NMIPS tackles these shortcomings by combining two key ideas: (1) Multifactorial Optimization (MFO) and (2) an Affine Transfer mechanism. In the MFO stage, each PDE instance (task) is encoded as a symbolic expression tree (operators, variables, constants). All tasks are placed into a unified search space, allowing a single evolutionary population to evolve solutions for all tasks concurrently. A “skill‑transfer” scheme converts task‑specific fitness (PDE residuals, boundary losses) into a scalar shared fitness, so that individuals performing well on one task can influence selection pressure on other tasks. This multi‑task evolutionary process exploits the structural similarity among tasks without requiring separate runs.
The Affine Transfer module further accelerates learning by extracting statistical descriptors (mean, variance) of each task’s population and training a small multilayer perceptron (MLP) to predict scaling (α) and shifting (β) parameters. The learned affine transformation (α·x + β) is applied to symbolic trees from one task before they are evaluated on another, effectively re‑using the discovered functional skeleton while adapting constant coefficients to new parameter settings. This approach captures the intuition that PDE families often have identical solution forms with only parameter‑dependent coefficients.

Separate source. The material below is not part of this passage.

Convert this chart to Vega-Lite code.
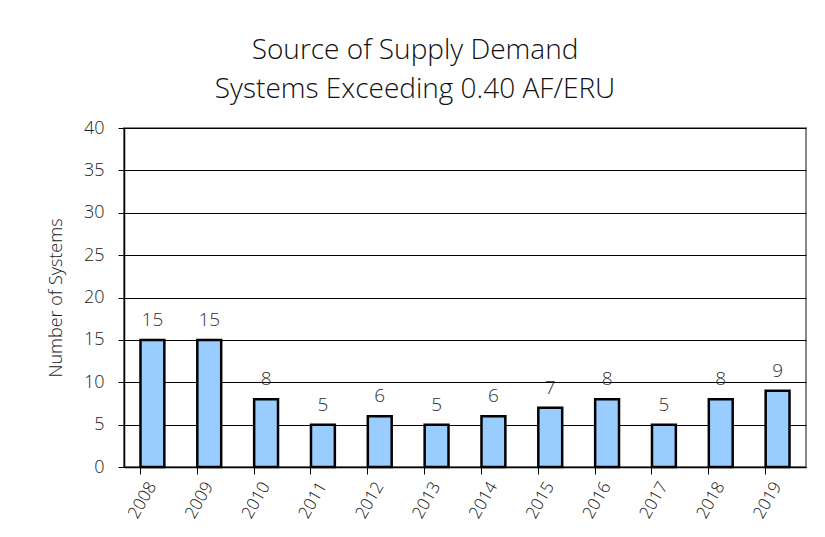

Experiments cover several benchmark families: 1‑D advection‑diffusion, 2‑D heat conduction, and nonlinear reaction‑diffusion systems. For each family, 5–10 parameter configurations are treated as separate tasks. NMIPS is compared against standard GPSR, PINNs, and Neural Operators. Accuracy is measured by L2 distance to known analytical solutions. NMIPS achieves up to a 35.7 % improvement in accuracy over the best baseline and demonstrates robust performance under noisy observations (Gaussian noise with σ = 0.05), where it still outperforms others by more than 20 % in error reduction. Computationally, NMIPS converges roughly 3.2 × faster per task because the affine transfer eliminates redundant exploration of the same functional structure.
Limitations are acknowledged: the current tree‑based GP representation struggles with high‑dimensional tensor operations and complex boundary conditions, and the affine transfer may overfit when the number of tasks grows large. Future work proposes extending the representation to graph‑based GP, integrating meta‑learning to automatically tune transfer parameters, and applying the framework to multi‑physics, multi‑scale PDE problems. The authors also suggest incorporating regularization or Bayesian optimization within the transfer module to maintain interpretability while scaling to more intricate nonlinear systems.
Overall, NMIPS offers a compelling blend of evolutionary multitasking and knowledge transfer, delivering interpretable, high‑fidelity analytical solutions for entire PDE families with significantly reduced computational effort.